Do any ask what has predestination to do with this? I answer that it has this much to do with it; that God predestinated man to be, or pre- determined to make him just such a creature as he was, and to leave him to encounter the temptation in his own creature weakness, that he might act freely without the restraints of communicated holiness; with the certainty of his falling and becoming “dead in trespasses and sins,” and thus an occasion should be offered for bringing in the “Sun of Righteousness.” And here is the counterpart of the figure of darkness. If creatures had not been so formed as to need material light, there would have been no occasion for the sun; if man had not so fallen, as to need a Divine Savior, the Word had not been made flesh. Hence, says Christ, “I come a light unto the world.” And in the coming of Christ there is “Glory to God in the highest, on earth peace, good will towards man.” If “glory to God in the highest” came through Christ, then predestination has assuredly secured a greater good by man’s being left to fall than could have come to the universe by his being supported and confirmed by the power of God in his original state of happiness.

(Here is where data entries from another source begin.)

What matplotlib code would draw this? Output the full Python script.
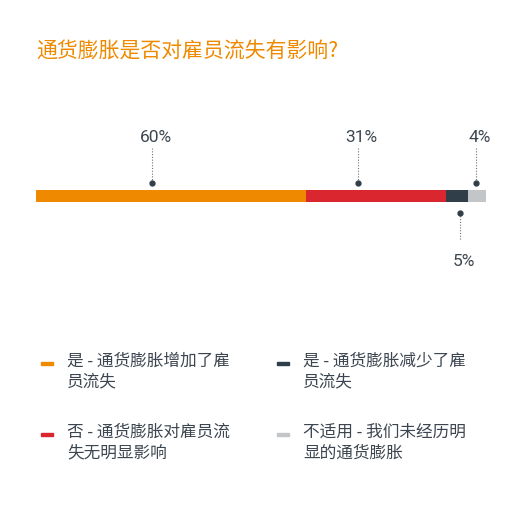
import matplotlib.pyplot as plt
from matplotlib.patches import Rectangle

plt.rcParams['font.family'] = ['Noto Sans CJK SC', 'DejaVu Sans']

title = '通货膨胀是否对雇员流失有影响?'
categories = ['是 - 通货膨胀增加了雇\n员流失',
              '否 - 通货膨胀对雇员流\n失无明显影响',
              '是 - 通货膨胀减少了雇\n员流失',
              '不适用 - 我们未经历明\n显的通货膨胀']
values = [60, 31, 5, 4]
labels = ['60%', '31%', '5%', '4%']
colors = ['#ef8a00', '#d9262f', '#2f3e48', '#c3c6c9']
text_color = '#3d4650'

W, H = 527, 519
fig = plt.figure(figsize=(W / 100, H / 100), dpi=100)
fig.patch.set_facecolor('white')

# axes: x in percent across the bar, y in pixels (top = 0)
ax = fig.add_axes([36 / W, 0, 450 / W, 1])
ax.set_xlim(0, 100)
ax.set_ylim(H, 0)
ax.axis('off')

left = 0
bar_y, bar_h = 190, 12
for v, c in zip(values, colors):
    ax.barh(bar_y + bar_h / 2, v, left=left, height=bar_h, color=c, edgecolor='none')
    left += v

# callouts: position inside each segment, above or below the bar
dot_frac = [0.43, 0.37, 0.64, 0.47]
above = [True, True, False, True]
starts = [sum(values[:i]) for i in range(len(values))]
for s, v, f, up, lab in zip(starts, values, dot_frac, above, labels):
    x = s + v * f
    if up:
        ax.plot([x, x], [148, 183], color='#6b747c', lw=0.8, ls=(0, (1, 1.5)))
        ax.plot(x, 183, 'o', color='#2f3e48', ms=3.5)
        ax.text(x + 0.8, 138, lab, ha='center', va='center', fontsize=12.5,
                color=text_color, family=['Roboto', 'DejaVu Sans'])
    else:
        ax.plot([x, x], [213, 240], color='#6b747c', lw=0.8, ls=(0, (1, 1.5)))
        ax.plot(x, 213, 'o', color='#2f3e48', ms=3.5)
        ax.text(x + 0.8, 262, lab, ha='center', va='center', fontsize=12.5,
                color=text_color, family=['Roboto', 'DejaVu Sans'])

fig.text(36 / W, 1 - 52 / H, title, fontsize=15, color='#ef8a00', va='center', ha='left')

# legend, two columns
leg_pos = [(41, 363), (41, 434), (277, 363), (277, 434)]
for (lx, ly), cat, c in zip(leg_pos, categories, colors):
    fig.add_artist(Rectangle((lx / W, 1 - (ly + 1.5) / H), 12 / W, 3 / H,
                             transform=fig.transFigure, color=c))
    fig.text((lx + 26) / W, 1 - (ly - 10) / H, cat, fontsize=12, color=text_color,
             va='top', ha='left', linespacing=1.3)

fig.savefig('out.png', dpi=100)
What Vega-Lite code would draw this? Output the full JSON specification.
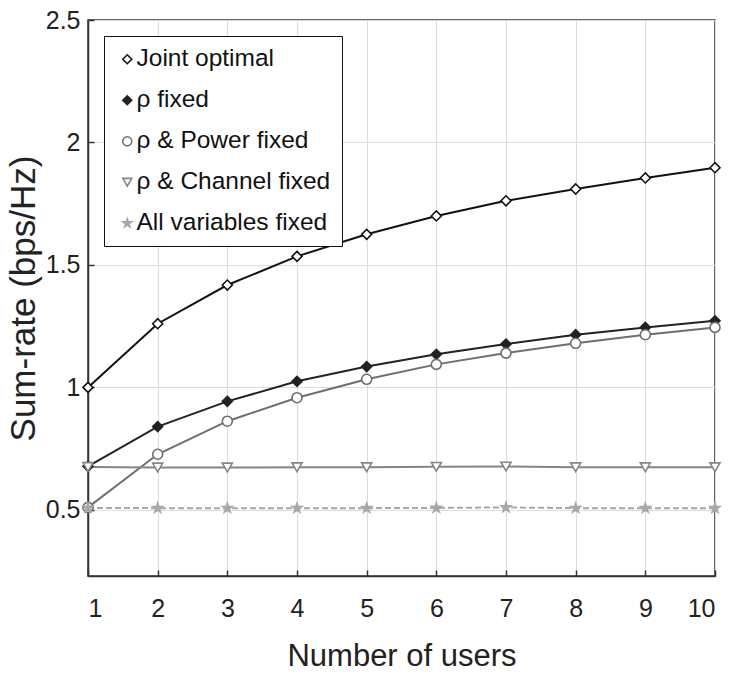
{
  "$schema": "https://vega.github.io/schema/vega-lite/v6.json",
  "width": 627,
  "height": 556,
  "autosize": {"type": "none"},
  "padding": {"left": 88, "top": 20, "right": 17, "bottom": 100},
  "background": "white",
  "config": {
    "font": "Liberation Sans",
    "view": {"stroke": "#333", "strokeWidth": 1.5},
    "legend": {
      "title": null, "orient": "none", "legendX": 16, "legendY": 16,
      "strokeColor": "#111", "fillColor": "white", "padding": 11,
      "labelFontSize": 24.5, "labelColor": "#111", "labelFont": "Liberation Sans",
      "rowPadding": 16, "symbolSize": 80, "labelOffset": -3,
      "symbolStrokeWidth": 1.6, "labelLimit": 400
    }
  },
  "data": {
    "values": [
      {"users": 1, "rate": 1.0, "series": "Joint optimal"},
      {"users": 2, "rate": 1.26, "series": "Joint optimal"},
      {"users": 3, "rate": 1.418, "series": "Joint optimal"},
      {"users": 4, "rate": 1.535, "series": "Joint optimal"},
      {"users": 5, "rate": 1.625, "series": "Joint optimal"},
      {"users": 6, "rate": 1.70, "series": "Joint optimal"},
      {"users": 7, "rate": 1.762, "series": "Joint optimal"},
      {"users": 8, "rate": 1.81, "series": "Joint optimal"},
      {"users": 9, "rate": 1.855, "series": "Joint optimal"},
      {"users": 10, "rate": 1.897, "series": "Joint optimal"},
      {"users": 1, "rate": 0.678, "series": "ρ fixed"},
      {"users": 2, "rate": 0.84, "series": "ρ fixed"},
      {"users": 3, "rate": 0.943, "series": "ρ fixed"},
      {"users": 4, "rate": 1.025, "series": "ρ fixed"},
      {"users": 5, "rate": 1.085, "series": "ρ fixed"},
      {"users": 6, "rate": 1.135, "series": "ρ fixed"},
      {"users": 7, "rate": 1.177, "series": "ρ fixed"},
      {"users": 8, "rate": 1.215, "series": "ρ fixed"},
      {"users": 9, "rate": 1.245, "series": "ρ fixed"},
      {"users": 10, "rate": 1.272, "series": "ρ fixed"},
      {"users": 1, "rate": 0.51, "series": "ρ & Power fixed"},
      {"users": 2, "rate": 0.727, "series": "ρ & Power fixed"},
      {"users": 3, "rate": 0.862, "series": "ρ & Power fixed"},
      {"users": 4, "rate": 0.958, "series": "ρ & Power fixed"},
      {"users": 5, "rate": 1.033, "series": "ρ & Power fixed"},
      {"users": 6, "rate": 1.094, "series": "ρ & Power fixed"},
      {"users": 7, "rate": 1.14, "series": "ρ & Power fixed"},
      {"users": 8, "rate": 1.18, "series": "ρ & Power fixed"},
      {"users": 9, "rate": 1.215, "series": "ρ & Power fixed"},
      {"users": 10, "rate": 1.245, "series": "ρ & Power fixed"},
      {"users": 1, "rate": 0.675, "series": "ρ & Channel fixed"},
      {"users": 2, "rate": 0.673, "series": "ρ & Channel fixed"},
      {"users": 3, "rate": 0.673, "series": "ρ & Channel fixed"},
      {"users": 4, "rate": 0.674, "series": "ρ & Channel fixed"},
      {"users": 5, "rate": 0.674, "series": "ρ & Channel fixed"},
      {"users": 6, "rate": 0.676, "series": "ρ & Channel fixed"},
      {"users": 7, "rate": 0.677, "series": "ρ & Channel fixed"},
      {"users": 8, "rate": 0.674, "series": "ρ & Channel fixed"},
      {"users": 9, "rate": 0.674, "series": "ρ & Channel fixed"},
      {"users": 10, "rate": 0.674, "series": "ρ & Channel fixed"},
      {"users": 1, "rate": 0.508, "series": "All variables fixed"},
      {"users": 2, "rate": 0.507, "series": "All variables fixed"},
      {"users": 3, "rate": 0.507, "series": "All variables fixed"},
      {"users": 4, "rate": 0.507, "series": "All variables fixed"},
      {"users": 5, "rate": 0.507, "series": "All variables fixed"},
      {"users": 6, "rate": 0.508, "series": "All variables fixed"},
      {"users": 7, "rate": 0.51, "series": "All variables fixed"},
      {"users": 8, "rate": 0.507, "series": "All variables fixed"},
      {"users": 9, "rate": 0.507, "series": "All variables fixed"},
      {"users": 10, "rate": 0.507, "series": "All variables fixed"}
    ]
  },
  "encoding": {
    "x": {
      "field": "users", "type": "quantitative",
      "scale": {"domain": [1, 10], "nice": false, "zero": false},
      "axis": {
        "title": "Number of users", "values": [1,2,3,4,5,6,7,8,9,10],
        "grid": true, "gridColor": "#dcdcdc", "gridWidth": 1,
        "domainColor": "#333", "domainWidth": 1.5,
        "tickColor": "#333", "tickSize": -6, "tickWidth": 1.5,
        "labelFontSize": 25, "labelColor": "#222", "labelPadding": 26,
        "labelFont": "Liberation Sans",
        "titleFontSize": 31, "titleFontWeight": "normal", "titleColor": "#222",
        "titlePadding": 20, "titleFont": "Liberation Sans"
      }
    },
    "y": {
      "field": "rate", "type": "quantitative",
      "scale": {"domain": [0.23, 2.5], "nice": false, "zero": false},
      "axis": {
        "title": "Sum-rate (bps/Hz)", "values": [0.5, 1, 1.5, 2, 2.5], "format": "~g",
        "grid": true, "gridColor": "#dcdcdc", "gridWidth": 1,
        "domainColor": "#333", "domainWidth": 1.5,
        "tickColor": "#333", "tickSize": -6, "tickWidth": 1.5,
        "labelFontSize": 25, "labelColor": "#222", "labelPadding": 14,
        "labelFont": "Liberation Sans",
        "titleFontSize": 35, "titleFontWeight": "normal", "titleColor": "#222",
        "titlePadding": 4, "titleFont": "Liberation Sans"
      }
    }
  },
  "layer": [
    {
      "transform": [{"filter": "datum.series !== 'All variables fixed'"}],
      "mark": {"type": "line", "strokeWidth": 2},
      "encoding": {
        "stroke": {
          "field": "series", "type": "nominal",
          "scale": {
            "domain": ["Joint optimal", "ρ fixed", "ρ & Power fixed", "ρ & Channel fixed", "All variables fixed"],
            "range": ["#111111", "#222222", "#6e6e6e", "#858585", "#a8a8a8"]
          }
        }
      }
    },
    {
      "transform": [{"filter": "datum.series === 'All variables fixed'"}],
      "mark": {"type": "line", "strokeWidth": 2, "strokeDash": [6, 3]},
      "encoding": {
        "stroke": {
          "field": "series", "type": "nominal",
          "scale": {
            "domain": ["Joint optimal", "ρ fixed", "ρ & Power fixed", "ρ & Channel fixed", "All variables fixed"],
            "range": ["#111111", "#222222", "#6e6e6e", "#858585", "#a8a8a8"]
          }
        }
      }
    },
    {
      "mark": {"type": "point", "size": 100, "strokeWidth": 1.6, "opacity": 1},
      "encoding": {
        "stroke": {
          "field": "series", "type": "nominal",
          "scale": {
            "domain": ["Joint optimal", "ρ fixed", "ρ & Power fixed", "ρ & Channel fixed", "All variables fixed"],
            "range": ["#111111", "#222222", "#6e6e6e", "#858585", "#a8a8a8"]
          }
        },
        "fill": {
          "field": "series", "type": "nominal",
          "scale": {
            "domain": ["Joint optimal", "ρ fixed", "ρ & Power fixed", "ρ & Channel fixed", "All variables fixed"],
            "range": ["white", "#222222", "white", "white", "#a8a8a8"]
          }
        },
        "shape": {
          "field": "series", "type": "nominal",
          "scale": {
            "domain": ["Joint optimal", "ρ fixed", "ρ & Power fixed", "ρ & Channel fixed", "All variables fixed"],
            "range": ["diamond", "diamond", "circle", "triangle-down", "M0,-1L0.2245,-0.309L0.951,-0.309L0.363,0.118L0.588,0.809L0,0.382L-0.588,0.809L-0.363,0.118L-0.951,-0.309L-0.2245,-0.309Z"]
          }
        }
      }
    }
  ]
}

Thus the predestination of God, instead of making God the author of sin, secured that all the glory of redemption should result from the malice of Satan and the native weakness of man.

Fairfax County, Virginia, July 7, 1834 

S. Trott.

Samuel Trott (1783-1866) was an American Primitive Baptist preacher. He was appointed pastor of the Welsh Tract Baptist Church, Newark, Delaware. In 1832, he drafted the Black Rock Address which drew a line between the Hyper and Moderate Calvinists. The Hypers assumed the name “Old School” while the Moderates were called “New School”. The Schools were based on the writings of two English theologians—John Gill (1770’s), representing the Old School; Andrew Fuller (1780’s), representing the New School. Henceforth, the Fullerite teachings which splintered the Particular Baptist churches of England eventually divided the Primitive Baptist churches of America.